As a community-oriented small business owner, you have to juggle the responsibilities of financial management both at work and at home.

A recent survey by Yahoo and Fitness magazine found that more than one-quarter of the 2,000 respondents named money as the most common cause of arguments in their relationships, the Huffington Post reports. Money ranked ahead of chores (13 percent), kids, sex and in-laws (all 8 percent).

Earlier this month, My Bank addressed the negative and positive effects of leaving your business' financial situation at the office rather than bringing it home to your spouse. On one hand, your spouse may not want to hear about less than stellar sales figures or tax issues. However, on the other side of the equation, not talking about business-related problems can lead to your company becoming the elephant in the room.
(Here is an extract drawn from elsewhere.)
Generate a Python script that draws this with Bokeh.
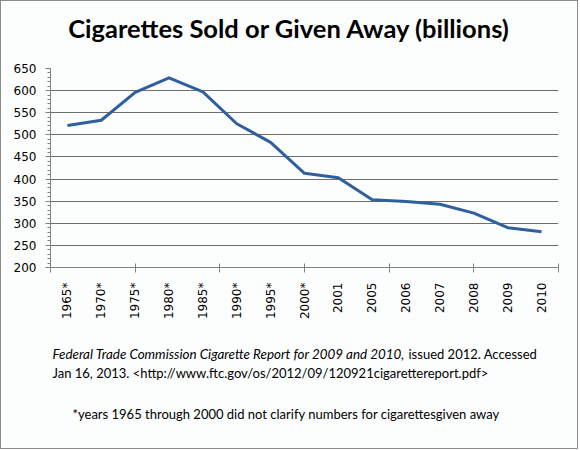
from bokeh.plotting import figure
from bokeh.models import FixedTicker, Label, Range1d
from bokeh.embed import file_html
from bokeh.resources import INLINE
import math

# Cigarettes sold or given away, billions
years = ["1965*", "1970*", "1975*", "1980*", "1985*", "1990*", "1995*", "2000*",
         "2001", "2005", "2006", "2007", "2008", "2009", "2010"]
cigarettes = [521, 533, 596, 629, 597, 525, 483, 413, 403, 353, 349, 343, 323, 290, 281]
y_ticks = [200, 250, 300, 350, 400, 450, 500, 550, 600, 650]

W, H = 578, 449
LEFT, RIGHT, TOP, BOTTOM = 49, 21, 67, 183

x_pos = list(range(1, len(years) + 1))

p = figure(width=W, height=H, output_backend="svg", toolbar_location=None,
           x_range=Range1d(0.5, len(years) + 0.5), y_range=Range1d(200, 650),
           min_border_left=LEFT, min_border_right=RIGHT,
           min_border_top=TOP, min_border_bottom=BOTTOM,
           background_fill_color="#fcfdfd", border_fill_color="#fcfdfd")
p.styles = {"border": "1px solid #8c8c8c"}
p.outline_line_color = None

p.line(x_pos, cigarettes, line_color="#2f5f9c", line_width=3, line_join="round")

# x axis: category labels, separator ticks every 2.5 categories
p.xaxis.ticker = FixedTicker(ticks=x_pos, minor_ticks=[0.5, 3, 5.5, 8, 10.5, 13, 15.5])
p.xaxis.major_label_overrides = {i: lab for i, lab in zip(x_pos, years)}
p.xaxis.major_label_orientation = math.pi / 2
p.xaxis.major_tick_in = 0
p.xaxis.major_tick_out = 0
p.xaxis.minor_tick_in = 4
p.xaxis.minor_tick_out = 5
p.xaxis.minor_tick_line_color = "#808080"
p.xaxis.major_label_standoff = 10
p.xaxis.axis_line_color = "#808080"

# y axis
p.yaxis.ticker = FixedTicker(ticks=y_ticks, minor_ticks=list(range(200, 651, 10)))
p.yaxis.major_tick_in = 0
p.yaxis.major_tick_out = 5
p.yaxis.minor_tick_in = 0
p.yaxis.minor_tick_out = 3
p.yaxis.major_tick_line_color = "#808080"
p.yaxis.minor_tick_line_color = "#808080"
p.yaxis.axis_line_color = "#808080"
p.yaxis.major_label_standoff = 9

for ax in (p.xaxis, p.yaxis):
    ax.major_label_text_font = "DejaVu Sans"
    ax.major_label_text_font_size = "12px"
    ax.major_label_text_color = "black"

p.xgrid.grid_line_color = None
p.ygrid.grid_line_color = "#6e6e6e"
p.ygrid.grid_line_width = 1


# Each label sits in its own side panel stacked under the x axis; panel_bottom
# is the canvas y of that panel's bottom edge (label y grows upwards from it).
def panel_label(x, y, panel_bottom, text, size, style="normal", align="left", font="Lato"):
    return Label(x=x - LEFT, y=panel_bottom - y, x_units="screen", y_units="screen",
                 text=text, text_font=font, text_font_size=size, text_font_style=style,
                 text_align=align, text_baseline="middle", text_color="black")


labels = [
    panel_label(288, 30, 355, "Cigarettes Sold or Given Away (billions)", "25.5px", "bold", "center"),
    panel_label(51, 352, 367, "Federal Trade Commission  Cigarette Report for 2009 and  2010,", "13.4px", "italic"),
    panel_label(407, 352, 383, "issued 2012. Accessed", "13px"),
    panel_label(51, 370, 398, "Jan 16, 2013. <http://www.ftc.gov/os/2012/09/120921cigarettereport.pdf>", "13px"),
    panel_label(71, 412, 415, "*years 1965 through 2000 did not clarify numbers for cigarettesgiven away", "13px"),
]
for lab in labels:
    p.add_layout(lab, "below")

open("out.html", "w").write(file_html(p, INLINE))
This may cause couples to "become disconnected from huge chunks of each other's emotional lives," wrote Meg Cadoux Hirshberg – wife of Gary Hirshberg, president and CEO of New Hampshire-based organic yogurt company Stonyfield Farm – in an article for Inc. magazine.

When it comes to discussing money with your partner – whether you're talking about your company or your finances as a couple – there are several rules of thumb that should be applied, according to two financial services advisers interviewed by the Post. Ameriprise Financial's Suzanna de Baca advised setting aside a specific time to discuss financial matters rather than attempting to tackle the issue in the midst of other things.

"It shouldn't be in the bathroom while brushing your teeth, or in the car, or even over a meal … Treat it like a business meeting," she told the news source.

When you sit down to discuss your financial plan – or lack thereof – it's important not to be on the offensive, added Casey Mervine, vice president at Charles Schwab.

When you have your meeting, keep an open mind. "Don't try to argue your own point of view the whole time," he said. "Hear out the other person's perspective and recognize that everyone is different about money."

At the same time, it's important not to hold back.

"Understanding that you and your partner aren't going to be on the same page all the time is really critical … but you must also be willing to compromise," said de Baca.